▶ _Data extract_

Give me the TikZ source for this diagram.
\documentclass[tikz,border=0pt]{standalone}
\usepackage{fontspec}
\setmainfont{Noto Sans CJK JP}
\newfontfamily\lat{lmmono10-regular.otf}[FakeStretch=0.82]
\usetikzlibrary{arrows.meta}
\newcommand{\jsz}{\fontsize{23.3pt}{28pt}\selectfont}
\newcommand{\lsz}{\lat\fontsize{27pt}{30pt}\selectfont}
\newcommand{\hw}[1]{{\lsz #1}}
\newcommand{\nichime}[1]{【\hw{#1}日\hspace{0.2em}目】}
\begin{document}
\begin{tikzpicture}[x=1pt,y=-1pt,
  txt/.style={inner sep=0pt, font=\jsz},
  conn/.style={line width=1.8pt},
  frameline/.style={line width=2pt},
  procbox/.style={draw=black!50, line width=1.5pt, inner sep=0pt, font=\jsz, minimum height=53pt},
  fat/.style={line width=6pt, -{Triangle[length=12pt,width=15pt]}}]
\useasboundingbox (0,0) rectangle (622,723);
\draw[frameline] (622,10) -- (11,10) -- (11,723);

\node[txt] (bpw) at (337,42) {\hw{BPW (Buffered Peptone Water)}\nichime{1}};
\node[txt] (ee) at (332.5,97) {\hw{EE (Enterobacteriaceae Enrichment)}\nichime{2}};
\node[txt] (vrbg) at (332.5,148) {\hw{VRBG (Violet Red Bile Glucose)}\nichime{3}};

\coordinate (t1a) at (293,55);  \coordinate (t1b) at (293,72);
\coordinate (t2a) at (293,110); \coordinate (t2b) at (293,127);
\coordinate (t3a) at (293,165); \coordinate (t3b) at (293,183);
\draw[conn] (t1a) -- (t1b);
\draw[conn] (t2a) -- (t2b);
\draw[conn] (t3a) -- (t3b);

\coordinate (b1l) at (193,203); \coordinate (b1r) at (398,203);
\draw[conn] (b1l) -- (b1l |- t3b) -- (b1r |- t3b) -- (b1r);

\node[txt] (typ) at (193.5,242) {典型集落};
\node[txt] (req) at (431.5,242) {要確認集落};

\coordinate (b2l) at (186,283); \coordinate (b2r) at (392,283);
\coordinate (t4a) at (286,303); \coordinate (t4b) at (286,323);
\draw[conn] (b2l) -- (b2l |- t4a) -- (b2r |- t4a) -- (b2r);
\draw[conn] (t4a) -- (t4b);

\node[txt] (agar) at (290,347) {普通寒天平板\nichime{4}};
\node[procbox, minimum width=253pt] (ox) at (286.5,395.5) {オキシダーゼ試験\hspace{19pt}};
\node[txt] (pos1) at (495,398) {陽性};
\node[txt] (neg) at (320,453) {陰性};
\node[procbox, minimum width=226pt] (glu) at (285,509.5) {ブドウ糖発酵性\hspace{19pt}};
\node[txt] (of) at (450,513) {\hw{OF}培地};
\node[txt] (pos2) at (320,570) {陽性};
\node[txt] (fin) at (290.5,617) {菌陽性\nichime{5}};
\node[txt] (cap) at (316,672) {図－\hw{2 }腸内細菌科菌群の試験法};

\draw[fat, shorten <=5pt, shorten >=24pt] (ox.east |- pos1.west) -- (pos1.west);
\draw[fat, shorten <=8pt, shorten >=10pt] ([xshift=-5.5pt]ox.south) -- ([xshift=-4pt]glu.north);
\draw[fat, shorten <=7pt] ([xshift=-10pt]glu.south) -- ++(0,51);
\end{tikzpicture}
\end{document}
--
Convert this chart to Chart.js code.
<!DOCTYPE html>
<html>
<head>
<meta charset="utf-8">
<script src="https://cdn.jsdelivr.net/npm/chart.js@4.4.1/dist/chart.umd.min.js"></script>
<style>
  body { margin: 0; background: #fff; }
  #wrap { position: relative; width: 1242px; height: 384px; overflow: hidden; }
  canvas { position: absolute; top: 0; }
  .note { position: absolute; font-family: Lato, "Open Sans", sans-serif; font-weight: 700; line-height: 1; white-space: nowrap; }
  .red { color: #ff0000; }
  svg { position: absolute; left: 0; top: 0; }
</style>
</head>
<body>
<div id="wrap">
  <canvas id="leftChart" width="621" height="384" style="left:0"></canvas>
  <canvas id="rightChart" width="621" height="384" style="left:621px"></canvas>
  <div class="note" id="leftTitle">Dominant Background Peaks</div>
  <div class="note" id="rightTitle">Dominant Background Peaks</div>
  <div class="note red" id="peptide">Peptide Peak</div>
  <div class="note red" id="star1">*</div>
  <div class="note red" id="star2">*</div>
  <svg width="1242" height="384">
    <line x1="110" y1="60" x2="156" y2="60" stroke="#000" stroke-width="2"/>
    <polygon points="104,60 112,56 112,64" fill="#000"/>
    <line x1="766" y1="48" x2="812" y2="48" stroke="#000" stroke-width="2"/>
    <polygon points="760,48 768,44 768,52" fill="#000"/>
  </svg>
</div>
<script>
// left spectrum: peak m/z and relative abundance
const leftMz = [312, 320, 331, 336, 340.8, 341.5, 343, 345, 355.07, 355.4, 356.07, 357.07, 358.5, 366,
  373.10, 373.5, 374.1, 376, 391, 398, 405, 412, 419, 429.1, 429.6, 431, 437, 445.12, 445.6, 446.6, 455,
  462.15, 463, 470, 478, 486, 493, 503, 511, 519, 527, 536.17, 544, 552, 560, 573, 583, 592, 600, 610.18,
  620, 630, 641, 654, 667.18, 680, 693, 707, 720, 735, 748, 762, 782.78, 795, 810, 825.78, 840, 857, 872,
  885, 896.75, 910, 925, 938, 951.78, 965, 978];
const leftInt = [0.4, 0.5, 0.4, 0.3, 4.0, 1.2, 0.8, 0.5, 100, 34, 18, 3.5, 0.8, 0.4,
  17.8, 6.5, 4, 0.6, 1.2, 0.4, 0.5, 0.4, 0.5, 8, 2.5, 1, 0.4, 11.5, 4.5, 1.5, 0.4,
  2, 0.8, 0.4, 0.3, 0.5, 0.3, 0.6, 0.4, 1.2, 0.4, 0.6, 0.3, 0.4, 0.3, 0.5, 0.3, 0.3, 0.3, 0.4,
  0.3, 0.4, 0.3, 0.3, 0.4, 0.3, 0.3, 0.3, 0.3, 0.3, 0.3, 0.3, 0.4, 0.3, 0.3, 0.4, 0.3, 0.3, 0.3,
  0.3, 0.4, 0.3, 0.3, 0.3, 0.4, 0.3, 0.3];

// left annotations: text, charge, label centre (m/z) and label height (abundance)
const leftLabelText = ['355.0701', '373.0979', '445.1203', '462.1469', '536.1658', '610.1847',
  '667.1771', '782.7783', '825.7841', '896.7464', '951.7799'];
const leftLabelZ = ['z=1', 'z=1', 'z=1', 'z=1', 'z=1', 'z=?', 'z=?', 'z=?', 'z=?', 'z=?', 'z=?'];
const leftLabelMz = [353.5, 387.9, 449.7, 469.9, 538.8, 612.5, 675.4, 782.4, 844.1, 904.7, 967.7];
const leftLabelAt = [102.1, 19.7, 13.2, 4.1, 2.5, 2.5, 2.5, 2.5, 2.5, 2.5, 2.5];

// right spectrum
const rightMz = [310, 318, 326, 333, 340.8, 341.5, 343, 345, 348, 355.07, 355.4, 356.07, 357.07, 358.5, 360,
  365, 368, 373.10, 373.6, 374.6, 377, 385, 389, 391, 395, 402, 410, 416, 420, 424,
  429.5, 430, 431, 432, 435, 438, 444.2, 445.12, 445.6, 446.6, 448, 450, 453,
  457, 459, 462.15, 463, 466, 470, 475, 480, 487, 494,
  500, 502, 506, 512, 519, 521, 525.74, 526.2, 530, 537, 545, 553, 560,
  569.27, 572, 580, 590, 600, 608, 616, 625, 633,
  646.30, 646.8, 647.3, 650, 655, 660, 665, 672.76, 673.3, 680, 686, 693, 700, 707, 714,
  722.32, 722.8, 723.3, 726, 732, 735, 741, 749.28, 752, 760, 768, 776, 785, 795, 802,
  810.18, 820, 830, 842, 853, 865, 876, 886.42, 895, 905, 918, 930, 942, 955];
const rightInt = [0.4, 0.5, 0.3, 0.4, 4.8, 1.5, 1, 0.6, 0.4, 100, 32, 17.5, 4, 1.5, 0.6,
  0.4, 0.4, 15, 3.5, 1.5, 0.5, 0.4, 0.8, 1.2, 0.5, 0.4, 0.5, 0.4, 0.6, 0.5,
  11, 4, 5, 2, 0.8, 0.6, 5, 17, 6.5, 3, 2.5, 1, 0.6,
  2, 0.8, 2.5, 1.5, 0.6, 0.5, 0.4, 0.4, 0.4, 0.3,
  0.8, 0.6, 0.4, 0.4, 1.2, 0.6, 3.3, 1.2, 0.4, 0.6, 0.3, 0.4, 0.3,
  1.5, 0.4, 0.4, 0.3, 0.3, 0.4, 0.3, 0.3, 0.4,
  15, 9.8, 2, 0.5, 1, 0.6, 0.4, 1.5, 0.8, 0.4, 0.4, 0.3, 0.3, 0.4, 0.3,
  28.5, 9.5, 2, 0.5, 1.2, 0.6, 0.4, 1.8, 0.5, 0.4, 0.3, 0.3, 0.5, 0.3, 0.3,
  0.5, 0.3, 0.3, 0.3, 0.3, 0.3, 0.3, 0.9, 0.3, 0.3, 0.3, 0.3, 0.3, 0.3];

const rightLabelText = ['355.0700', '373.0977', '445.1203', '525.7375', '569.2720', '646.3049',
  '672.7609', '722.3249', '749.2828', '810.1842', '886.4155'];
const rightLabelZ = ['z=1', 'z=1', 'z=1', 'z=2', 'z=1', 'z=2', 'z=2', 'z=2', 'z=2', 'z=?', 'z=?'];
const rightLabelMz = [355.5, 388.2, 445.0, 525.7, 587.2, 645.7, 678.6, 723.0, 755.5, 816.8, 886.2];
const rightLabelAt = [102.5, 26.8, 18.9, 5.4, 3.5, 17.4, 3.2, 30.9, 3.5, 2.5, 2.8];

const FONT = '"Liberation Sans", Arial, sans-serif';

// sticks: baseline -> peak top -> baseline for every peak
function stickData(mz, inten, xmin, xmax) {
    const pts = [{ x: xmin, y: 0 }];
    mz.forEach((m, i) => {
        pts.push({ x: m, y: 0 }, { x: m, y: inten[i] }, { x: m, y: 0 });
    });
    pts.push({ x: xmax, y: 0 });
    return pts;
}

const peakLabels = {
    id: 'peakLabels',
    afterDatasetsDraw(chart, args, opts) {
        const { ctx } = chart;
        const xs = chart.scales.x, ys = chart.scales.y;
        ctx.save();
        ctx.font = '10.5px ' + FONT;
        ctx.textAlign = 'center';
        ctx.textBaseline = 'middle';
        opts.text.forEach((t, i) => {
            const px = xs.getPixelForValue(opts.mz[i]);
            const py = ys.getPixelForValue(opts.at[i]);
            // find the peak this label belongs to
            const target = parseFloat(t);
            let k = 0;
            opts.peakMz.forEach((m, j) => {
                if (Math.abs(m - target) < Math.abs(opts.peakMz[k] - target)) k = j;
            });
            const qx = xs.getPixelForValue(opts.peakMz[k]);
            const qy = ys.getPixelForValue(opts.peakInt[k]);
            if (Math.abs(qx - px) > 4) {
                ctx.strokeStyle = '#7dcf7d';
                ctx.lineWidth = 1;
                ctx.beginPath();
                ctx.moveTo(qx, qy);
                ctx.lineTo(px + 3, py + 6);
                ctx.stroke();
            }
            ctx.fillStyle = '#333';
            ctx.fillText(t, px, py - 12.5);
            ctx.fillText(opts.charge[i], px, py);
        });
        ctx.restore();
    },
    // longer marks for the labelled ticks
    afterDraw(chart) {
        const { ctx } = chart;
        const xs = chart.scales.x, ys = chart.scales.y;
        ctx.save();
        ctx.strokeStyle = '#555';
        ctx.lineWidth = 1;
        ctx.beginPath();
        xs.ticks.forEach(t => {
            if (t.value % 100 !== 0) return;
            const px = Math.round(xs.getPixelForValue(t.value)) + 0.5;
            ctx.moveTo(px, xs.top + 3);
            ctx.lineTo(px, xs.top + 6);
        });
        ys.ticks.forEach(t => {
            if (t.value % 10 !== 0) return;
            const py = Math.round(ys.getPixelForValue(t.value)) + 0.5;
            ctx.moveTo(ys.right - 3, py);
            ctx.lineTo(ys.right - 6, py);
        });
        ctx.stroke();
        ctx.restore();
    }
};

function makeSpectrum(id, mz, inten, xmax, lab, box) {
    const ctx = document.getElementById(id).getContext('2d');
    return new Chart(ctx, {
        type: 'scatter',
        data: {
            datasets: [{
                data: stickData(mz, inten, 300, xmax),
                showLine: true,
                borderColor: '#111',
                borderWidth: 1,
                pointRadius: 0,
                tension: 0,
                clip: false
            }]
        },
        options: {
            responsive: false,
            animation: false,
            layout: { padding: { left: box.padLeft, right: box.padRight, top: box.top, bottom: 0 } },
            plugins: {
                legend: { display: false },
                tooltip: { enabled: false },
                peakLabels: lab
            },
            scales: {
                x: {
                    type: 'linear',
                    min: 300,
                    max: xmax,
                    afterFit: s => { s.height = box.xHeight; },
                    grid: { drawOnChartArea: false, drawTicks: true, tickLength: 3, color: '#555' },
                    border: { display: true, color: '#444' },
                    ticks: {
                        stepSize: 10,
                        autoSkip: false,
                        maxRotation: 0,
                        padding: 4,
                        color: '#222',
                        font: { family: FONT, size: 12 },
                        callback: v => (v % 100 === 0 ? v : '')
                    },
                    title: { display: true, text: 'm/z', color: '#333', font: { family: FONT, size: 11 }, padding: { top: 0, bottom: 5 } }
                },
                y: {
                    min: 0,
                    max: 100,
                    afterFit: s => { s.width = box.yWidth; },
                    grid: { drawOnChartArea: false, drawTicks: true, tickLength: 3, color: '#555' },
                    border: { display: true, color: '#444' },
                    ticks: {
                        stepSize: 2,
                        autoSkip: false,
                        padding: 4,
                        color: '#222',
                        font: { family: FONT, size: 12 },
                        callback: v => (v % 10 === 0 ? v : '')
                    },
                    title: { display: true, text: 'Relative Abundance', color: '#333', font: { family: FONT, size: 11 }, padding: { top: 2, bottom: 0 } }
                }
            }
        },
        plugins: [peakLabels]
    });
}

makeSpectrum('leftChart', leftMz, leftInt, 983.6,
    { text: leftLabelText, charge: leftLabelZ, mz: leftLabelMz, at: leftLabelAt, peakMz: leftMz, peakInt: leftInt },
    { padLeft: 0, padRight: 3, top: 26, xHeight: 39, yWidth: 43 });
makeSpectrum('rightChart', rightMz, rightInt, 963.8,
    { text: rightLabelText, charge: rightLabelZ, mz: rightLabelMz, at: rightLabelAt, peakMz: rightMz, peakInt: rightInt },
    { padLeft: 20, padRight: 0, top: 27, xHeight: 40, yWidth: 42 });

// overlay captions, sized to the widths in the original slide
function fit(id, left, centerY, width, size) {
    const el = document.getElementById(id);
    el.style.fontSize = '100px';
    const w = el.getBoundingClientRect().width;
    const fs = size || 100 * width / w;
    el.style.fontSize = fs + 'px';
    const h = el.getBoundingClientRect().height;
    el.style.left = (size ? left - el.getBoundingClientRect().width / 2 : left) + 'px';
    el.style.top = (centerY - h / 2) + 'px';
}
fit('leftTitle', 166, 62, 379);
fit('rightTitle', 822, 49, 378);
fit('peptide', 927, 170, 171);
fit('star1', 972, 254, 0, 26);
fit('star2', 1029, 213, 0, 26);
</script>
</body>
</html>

▶ _Short task_
Print the lines from the line with "Convert this chart to Chart.js code." to the line with "0.3, 0.4, 0.3, 0.3, 0.3, 0.4, 0.3, 0.3];" exactly, and print nothing else. Both of those lines are included.

▶ _Written solution_
Convert this chart to Chart.js code.
<!DOCTYPE html>
<html>
<head>
<meta charset="utf-8">
<script src="https://cdn.jsdelivr.net/npm/chart.js@4.4.1/dist/chart.umd.min.js"></script>
<style>
  body { margin: 0; background: #fff; }
  #wrap { position: relative; width: 1242px; height: 384px; overflow: hidden; }
  canvas { position: absolute; top: 0; }
  .note { position: absolute; font-family: Lato, "Open Sans", sans-serif; font-weight: 700; line-height: 1; white-space: nowrap; }
  .red { color: #ff0000; }
  svg { position: absolute; left: 0; top: 0; }
</style>
</head>
<body>
<div id="wrap">
  <canvas id="leftChart" width="621" height="384" style="left:0"></canvas>
  <canvas id="rightChart" width="621" height="384" style="left:621px"></canvas>
  <div class="note" id="leftTitle">Dominant Background Peaks</div>
  <div class="note" id="rightTitle">Dominant Background Peaks</div>
  <div class="note red" id="peptide">Peptide Peak</div>
  <div class="note red" id="star1">*</div>
  <div class="note red" id="star2">*</div>
  <svg width="1242" height="384">
    <line x1="110" y1="60" x2="156" y2="60" stroke="#000" stroke-width="2"/>
    <polygon points="104,60 112,56 112,64" fill="#000"/>
    <line x1="766" y1="48" x2="812" y2="48" stroke="#000" stroke-width="2"/>
    <polygon points="760,48 768,44 768,52" fill="#000"/>
  </svg>
</div>
<script>
// left spectrum: peak m/z and relative abundance
const leftMz = [312, 320, 331, 336, 340.8, 341.5, 343, 345, 355.07, 355.4, 356.07, 357.07, 358.5, 366,
  373.10, 373.5, 374.1, 376, 391, 398, 405, 412, 419, 429.1, 429.6, 431, 437, 445.12, 445.6, 446.6, 455,
  462.15, 463, 470, 478, 486, 493, 503, 511, 519, 527, 536.17, 544, 552, 560, 573, 583, 592, 600, 610.18,
  620, 630, 641, 654, 667.18, 680, 693, 707, 720, 735, 748, 762, 782.78, 795, 810, 825.78, 840, 857, 872,
  885, 896.75, 910, 925, 938, 951.78, 965, 978];
const leftInt = [0.4, 0.5, 0.4, 0.3, 4.0, 1.2, 0.8, 0.5, 100, 34, 18, 3.5, 0.8, 0.4,
  17.8, 6.5, 4, 0.6, 1.2, 0.4, 0.5, 0.4, 0.5, 8, 2.5, 1, 0.4, 11.5, 4.5, 1.5, 0.4,
  2, 0.8, 0.4, 0.3, 0.5, 0.3, 0.6, 0.4, 1.2, 0.4, 0.6, 0.3, 0.4, 0.3, 0.5, 0.3, 0.3, 0.3, 0.4,
  0.3, 0.4, 0.3, 0.3, 0.4, 0.3, 0.3, 0.3, 0.3, 0.3, 0.3, 0.3, 0.4, 0.3, 0.3, 0.4, 0.3, 0.3, 0.3,
  0.3, 0.4, 0.3, 0.3, 0.3, 0.4, 0.3, 0.3];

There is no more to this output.